Let’s start with my favorite quote from a NY Times article:
“For some companies considering deals, today’s actions will mean that inversions no longer make economic sense,” Mr. Lew said. “These transactions may be legal, but they’re wrong.”
– U.S. Acts to Curb Firms’ Moves Overseas to Avoid Taxes, NY Times Online
Mr. Lew and others seem to want to skirt the law because, according to them, they know best. It is legal and they are attempting to make it illegal. But what about addressing the reason it is being done. Foreign tax rates are lower than U.S. tax rates.
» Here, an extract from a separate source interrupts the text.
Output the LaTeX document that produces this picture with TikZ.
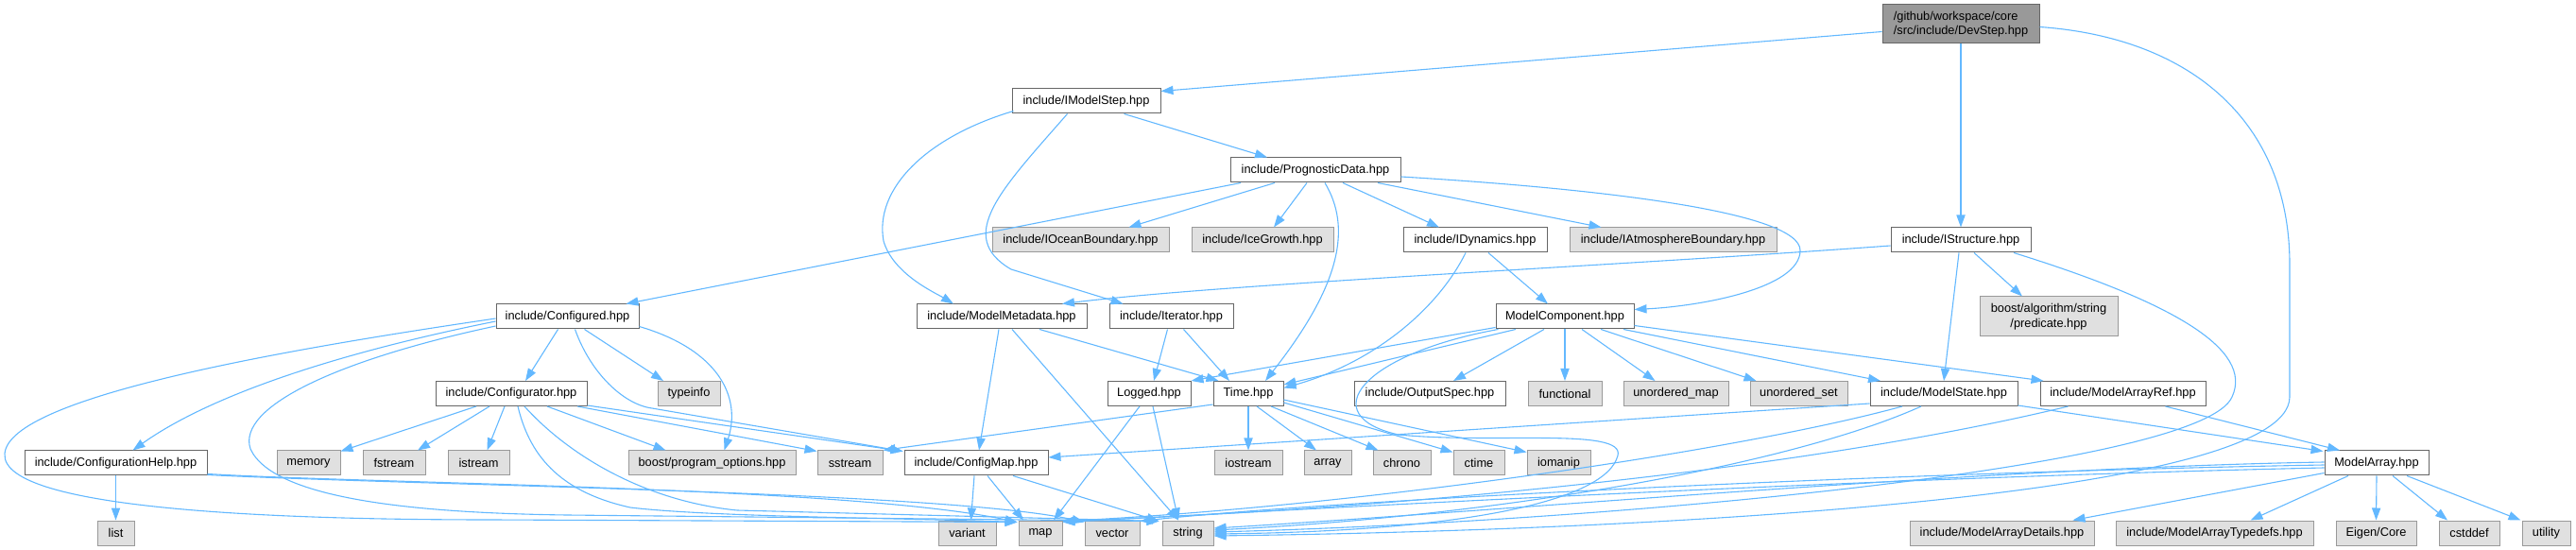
\documentclass[tikz,border=0pt]{standalone}
\usepackage{fontspec}
\setmainfont{Liberation Sans}
\usetikzlibrary{arrows.meta}
\definecolor{edgec}{HTML}{63B8FF}
\definecolor{wbord}{HTML}{666666}
\definecolor{gbord}{HTML}{999999}
\definecolor{gfill}{HTML}{E0E0E0}
\definecolor{rfill}{HTML}{999999}
\tikzset{
  box/.style={rectangle, inner sep=0pt, line width=0.5pt, font=\fontsize{6.4pt}{7.7pt}\selectfont, text=black},
  wnode/.style={box, draw=wbord, fill=white},
  gnode/.style={box, draw=gbord, fill=gfill},
  rnode/.style={box, draw=wbord, fill=rfill, align=left},
  edge/.style={draw=edgec, line width=0.55pt, -{Triangle[length=6.5pt,width=4.6pt]}},
}
\newcommand\nd[6]{\node[#2, minimum width=#5, minimum height=13pt] (#1) at (#3,#4) {#6};}
\begin{document}
\begin{tikzpicture}[x=0.5pt,y=-0.5pt]
\useasboundingbox (0,0) rectangle (2726,582);
% nodes
\node[rnode, minimum width=83pt, minimum height=20.5pt] (DevStep) at (2075,25.5) {/github/workspace/core\\/src/include/DevStep.hpp};
\nd{IModelStep}{wnode}{1149.5}{107}{78.5pt}{include/IModelStep.hpp}
\nd{PrognosticData}{wnode}{1392}{180}{90pt}{include/PrognosticData.hpp}
\nd{IOceanBoundary}{gnode}{1143.5}{254}{93.5pt}{include/IOceanBoundary.hpp}
\nd{IceGrowth}{gnode}{1336}{254}{75pt}{include/IceGrowth.hpp}
\nd{IDynamics}{wnode}{1561}{254}{76pt}{include/IDynamics.hpp}
\nd{IAtmosphereBoundary}{gnode}{1770.5}{254}{109.5pt}{include/IAtmosphereBoundary.hpp}
\nd{IStructure}{wnode}{2075}{254}{74pt}{include/IStructure.hpp}
\node[gnode, align=center, minimum width=73pt, minimum height=21pt] (predicate) at (2168,335) {boost/algorithm/string\\/predicate.hpp};
\nd{Configured}{wnode}{600.5}{335}{75.5pt}{include/Configured.hpp}
\nd{ModelMetadata}{wnode}{1060}{335}{90pt}{include/ModelMetadata.hpp}
\nd{Iterator}{wnode}{1239.5}{335}{65.5pt}{include/Iterator.hpp}
\nd{ModelComponent}{wnode}{1656}{335}{73pt}{ModelComponent.hpp}
\nd{Configurator}{wnode}{541}{416.5}{80pt}{include/Configurator.hpp}
\nd{typeinfo}{gnode}{729}{416.5}{33pt}{typeinfo}
\nd{Logged}{wnode}{1216}{416.5}{44pt}{Logged.hpp}
\nd{Time}{wnode}{1321}{416.5}{37pt}{Time.hpp}
\nd{OutputSpec}{wnode}{1513}{416.5}{80pt}{include/OutputSpec.hpp}
\nd{functional}{gnode}{1656}{416.5}{39pt}{functional}
\nd{unorderedmap}{gnode}{1773.5}{416.5}{55.5pt}{unordered\_map}
\nd{unorderedset}{gnode}{1903.5}{416.5}{51.5pt}{unordered\_set}
\nd{ModelState}{wnode}{2057}{416.5}{78pt}{include/ModelState.hpp}
\nd{ModelArrayRef}{wnode}{2246.5}{416.5}{87.5pt}{include/ModelArrayRef.hpp}
\nd{ConfigurationHelp}{wnode}{122.5}{490}{96.5pt}{include/ConfigurationHelp.hpp}
\nd{memory}{gnode}{326.5}{490}{33.5pt}{memory}
\nd{fstream}{gnode}{417}{490}{33pt}{fstream}
\nd{istream}{gnode}{506.5}{490}{32.5pt}{istream}
\nd{boostpo}{gnode}{753.5}{490}{88.5pt}{boost/program\_options.hpp}
\nd{sstream}{gnode}{899.5}{490}{34.5pt}{sstream}
\nd{ConfigMap}{wnode}{1033}{490}{76pt}{include/ConfigMap.hpp}
\nd{iostream}{gnode}{1321}{490}{36pt}{iostream}
\nd{array}{gnode}{1405}{490}{25pt}{array}
\nd{chrono}{gnode}{1483.5}{490}{30.5pt}{chrono}
\nd{ctime}{gnode}{1565}{490}{27pt}{ctime}
\nd{iomanip}{gnode}{1649.5}{490}{33.5pt}{iomanip}
\nd{ModelArray}{wnode}{2515}{490}{55pt}{ModelArray.hpp}
\nd{list}{gnode}{122.5}{564}{19.5pt}{list}
\nd{variant}{gnode}{1023.5}{564}{30.5pt}{variant}
\nd{map}{gnode}{1101}{564}{23pt}{map}
\nd{vector}{gnode}{1177}{564}{29pt}{vector}
\nd{string}{gnode}{1257}{564}{27pt}{string}
\nd{MADetails}{gnode}{2118.5}{564}{97.5pt}{include/ModelArrayDetails.hpp}
\nd{MATypedefs}{gnode}{2343.5}{564}{104.5pt}{include/ModelArrayTypedefs.hpp}
\nd{EigenCore}{gnode}{2514.5}{564}{42.5pt}{Eigen/Core}
\nd{cstddef}{gnode}{2613}{564}{32pt}{cstddef}
\nd{utility}{gnode}{2694.5}{564}{25.5pt}{utility}
% edges: DevStep
\draw[edge] ([shift={(0,8)}]DevStep.west) -- ([shift={(0,3)}]IModelStep.north east);
\draw[edge] (DevStep.south) -- (IStructure.north);
\draw[edge] ([shift={(0,3)}]DevStep.east) .. controls (2320,40) and (2423,130) .. (2423,280) -- (2423,420) .. controls (2423,530) and (1700,562) .. ([shift={(0,3)}]string.east);
% IModelStep
\draw[edge] ([shift={(40,0)}]IModelStep.south) -- ([shift={(-51,0)}]PrognosticData.north);
\draw[edge] ([shift={(2,-3)}]IModelStep.south west) .. controls (980,145) and (925,200) .. (935,255) .. controls (945,290) and (990,310) .. ([shift={(-51,0)}]ModelMetadata.north);
\draw[edge] ([shift={(-20,0)}]IModelStep.south) .. controls (1060,200) and (1010,250) .. (1070,285) -- ([shift={(-51,0)}]Iterator.north);
% PrognosticData
\draw[edge] ([shift={(-79,0)}]PrognosticData.south) -- ([shift={(62,0)}]Configured.north);
\draw[edge] ([shift={(-43,0)}]PrognosticData.south) -- ([shift={(51,0)}]IOceanBoundary.north);
\draw[edge] ([shift={(-9,0)}]PrognosticData.south) -- ([shift={(12,0)}]IceGrowth.north);
\draw[edge] ([shift={(10,0)}]PrognosticData.south) .. controls (1430,240) and (1420,300) .. ([shift={(18,0)}]Time.north);
\draw[edge] ([shift={(29,0)}]PrognosticData.south) -- ([shift={(-38,0)}]IDynamics.north);
\draw[edge] ([shift={(66,0)}]PrognosticData.south) -- ([shift={(-76,0)}]IAtmosphereBoundary.north);
\draw[edge] ([shift={(0,7)}]PrognosticData.east) .. controls (1700,200) and (1905,225) .. (1905,265) .. controls (1905,305) and (1800,324) .. ([shift={(0,6)}]ModelComponent.north east);
% IDynamics
\draw[edge] ([shift={(-10,0)}]IDynamics.south) .. controls (1520,330) and (1450,385) .. ([shift={(0,-6)}]Time.east);
\draw[edge] ([shift={(14,0)}]IDynamics.south) -- ([shift={(-18,0)}]ModelComponent.north);
% IStructure
\draw[edge] ([shift={(0,6)}]IStructure.west) .. controls (1700,282) and (1300,300) .. ([shift={(64,0)}]ModelMetadata.north);
\draw[edge] ([shift={(14,0)}]IStructure.south) -- ([shift={(-28,0)}]predicate.north);
\draw[edge] ([shift={(-2,0)}]IStructure.south) -- (ModelState.north);
\draw[edge] ([shift={(56,0)}]IStructure.south) .. controls (2300,320) and (2385,370) .. (2362,420) .. controls (2330,495) and (1700,552) .. ([shift={(0,-1)}]string.east);
% Configured
\draw[edge] ([shift={(0,5)}]Configured.west) .. controls (350,375) and (220,420) .. ([shift={(18,0)}]ConfigurationHelp.north);
\draw[edge] ([shift={(0,2)}]Configured.west) .. controls (300,370) and (10,420) .. (5,480) .. controls (0,540) and (300,550) .. (520,550) -- ([shift={(-1,2)}]map.north west);
\draw[edge] ([shift={(0,10)}]Configured.west) .. controls (360,380) and (250,430) .. (265,475) .. controls (290,530) and (450,543) .. (600,545) -- ([shift={(-3,1)}]string.north west);
\draw[edge] ([shift={(-10,0)}]Configured.south) -- ([shift={(15,0)}]Configurator.north);
\draw[edge] ([shift={(18,0)}]Configured.south) -- ([shift={(-27,0)}]typeinfo.north);
\draw[edge] ([shift={(0,-3)}]Configured.south east) .. controls (760,370) and (785,420) .. ([shift={(13,0)}]boostpo.north);
\draw[edge] ([shift={(8,0)}]Configured.south) .. controls (625,395) and (660,428) .. (690,432) -- ([shift={(-1,1)}]ConfigMap.north west);
% Configurator
\draw[edge] ([shift={(-37,0)}]Configurator.south) -- ([shift={(0,1)}]memory.north east);
\draw[edge] ([shift={(-23,0)}]Configurator.south) -- ([shift={(25,0)}]fstream.north);
\draw[edge] ([shift={(-7,0)}]Configurator.south) -- ([shift={(9,0)}]istream.north);
\draw[edge] ([shift={(7,0)}]Configurator.south) .. controls (560,480) and (590,520) .. (667,537) .. controls (750,547) and (950,548) .. ([shift={(-1,2)}]map.north west);
\draw[edge] ([shift={(14,0)}]Configurator.south) .. controls (600,480) and (680,530) .. (780,540) -- ([shift={(-3,1)}]string.north west);
\draw[edge] ([shift={(38,0)}]Configurator.south) -- ([shift={(-49,0)}]boostpo.north);
\draw[edge] ([shift={(70,0)}]Configurator.south) -- ([shift={(0,1)}]sstream.north west);
\draw[edge] ([shift={(0,-1)}]Configurator.south east) -- ([shift={(-1,1)}]ConfigMap.north west);
% ConfigurationHelp
\draw[edge] (ConfigurationHelp.south) -- (list.north);
\draw[edge] ([shift={(0,-2)}]ConfigurationHelp.south east) .. controls (400,512) and (900,515) .. ([shift={(-1,2)}]map.north west);
\draw[edge] ([shift={(0,-1)}]ConfigurationHelp.south east) .. controls (450,514) and (1000,520) .. ([shift={(0,2)}]vector.north west);
% ModelMetadata
\draw[edge] ([shift={(40,0)}]ModelMetadata.south) -- ([shift={(6,0)}]Time.north west);
\draw[edge] ([shift={(-3,0)}]ModelMetadata.south) -- ([shift={(3,0)}]ConfigMap.north);
\draw[edge] ([shift={(11,0)}]ModelMetadata.south) -- ([shift={(-10,0)}]string.north);
% Iterator
\draw[edge] ([shift={(-4,0)}]Iterator.south) -- ([shift={(5,0)}]Logged.north);
\draw[edge] ([shift={(13,0)}]Iterator.south) -- ([shift={(-20,0)}]Time.north);
% Logged
\draw[edge] ([shift={(-10,0)}]Logged.south) -- ([shift={(14,0)}]map.north);
\draw[edge] ([shift={(4,0)}]Logged.south) -- ([shift={(-10,0)}]string.north);
% Time
\draw[edge] ([shift={(0,-2)}]Time.south west) -- (sstream.north east);
\draw[edge] (Time.south) -- (iostream.north);
\draw[edge] ([shift={(9,0)}]Time.south) -- ([shift={(-12,0)}]array.north);
\draw[edge] ([shift={(24,0)}]Time.south) -- ([shift={(-25,0)}]chrono.north);
\draw[edge] ([shift={(0,-4)}]Time.south east) -- ([shift={(0,2)}]ctime.north west);
\draw[edge] ([shift={(0,-7)}]Time.south east) -- ([shift={(0,2)}]iomanip.north west);
% ModelComponent
\draw[edge] ([shift={(0,-2)}]ModelComponent.south west) -- (Logged.north east);
\draw[edge] ([shift={(-52,0)}]ModelComponent.south) -- ([shift={(0,4)}]Time.north east);
\draw[edge] ([shift={(-22,0)}]ModelComponent.south) -- ([shift={(25,0)}]OutputSpec.north);
\draw[edge] (ModelComponent.south) -- (functional.north);
\draw[edge] ([shift={(18,0)}]ModelComponent.south) -- ([shift={(-22,0)}]unorderedmap.north);
\draw[edge] ([shift={(38,0)}]ModelComponent.south) -- ([shift={(-45,0)}]unorderedset.north);
\draw[edge] ([shift={(62,0)}]ModelComponent.south) -- ([shift={(-67,0)}]ModelState.north);
\draw[edge] ([shift={(0,-4)}]ModelComponent.south east) -- ([shift={(4,0)}]ModelArrayRef.north west);
\draw[edge] ([shift={(3,0)}]ModelComponent.south west) .. controls (1440,375) and (1390,440) .. (1480,460) .. controls (1580,470) and (1720,452) .. (1712,482) .. controls (1700,530) and (1550,562) .. ([shift={(0,1)}]string.east);
% ModelState
\draw[edge] ([shift={(0,-3)}]ModelState.south west) -- ([shift={(0,-6)}]ConfigMap.east);
\draw[edge] ([shift={(-44,0)}]ModelState.south) .. controls (1850,475) and (1450,535) .. ([shift={(0,1)}]map.north east);
\draw[edge] ([shift={(-24,0)}]ModelState.south) .. controls (1900,490) and (1600,545) .. ([shift={(0,-3)}]string.east);
\draw[edge] ([shift={(0,-1)}]ModelState.south east) -- ([shift={(-1,1)}]ModelArray.north west);
% ModelArrayRef
\draw[edge] ([shift={(45,0)}]ModelArrayRef.south) -- ([shift={(-39,0)}]ModelArray.north);
\draw[edge] ([shift={(-58,0)}]ModelArrayRef.south) .. controls (1900,500) and (1450,540) .. ([shift={(0,1)}]map.north east);
% ModelArray
\draw[edge] ([shift={(0,-1)}]ModelArray.west) .. controls (2100,495) and (1600,540) .. ([shift={(0,-5)}]string.east);
\draw[edge] ([shift={(0,2)}]ModelArray.west) .. controls (2000,500) and (1400,530) .. ([shift={(0,1)}]vector.north east);
\draw[edge] ([shift={(0,5)}]ModelArray.west) .. controls (2000,505) and (1450,535) .. ([shift={(0,2)}]map.north east);
\draw[edge] ([shift={(0,-3)}]ModelArray.south west) -- ([shift={(75,0)}]MADetails.north);
\draw[edge] ([shift={(-30,0)}]ModelArray.south) -- ([shift={(38,0)}]MATypedefs.north);
\draw[edge] (ModelArray.south) -- (EigenCore.north);
\draw[edge] ([shift={(17,0)}]ModelArray.south) -- ([shift={(-23,0)}]cstddef.north);
\draw[edge] ([shift={(32,0)}]ModelArray.south) -- ([shift={(-27,0)}]utility.north);
% ConfigMap
\draw[edge] ([shift={(-2,0)}]ConfigMap.south) -- ([shift={(4,0)}]variant.north);
\draw[edge] ([shift={(12,0)}]ConfigMap.south) -- ([shift={(-18,0)}]map.north);
\draw[edge] ([shift={(39,0)}]ConfigMap.south) -- ([shift={(-3,1)}]string.north west);
\end{tikzpicture}
\end{document}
This puts U.S. companies at a disadvantage.
Foreign Companies have an Advantage
Foreign companies can have the same gross sales as U.S. companies yet pay less in taxes and therefore have more money left over to invest and grow. They, foreign companies, also have more money to acquire additional companies. It is not uncommon for a U.S. company to be up for sale and a foreign company purchases it because they have more capital. Why do they have more capital if their gross sales are the same as a U.S. company? Because they pay less in corporate taxes.
Law Dictates Behavior
Let us not forget that law dictates behavior. We know for a fact that those states with pro-corporate laws, more litigated laws, better tax rates, and corporate friendly states have more corporate filings. Delaware is a case in point. So is it going to be a surprise that less and less companies in the future will be started in the U.S. and more and more companies will be started overseas?
Entrepreneurs Need to Look at Countries, Not Just States
Now the issue will not be which state to incorporate but which country. Here is a chart from the TaxFoundation.org showing the corporate tax rates by country.
Based on this chart, where should a new company incorporate. Every country as a lower corporate income tax rate than the U.S.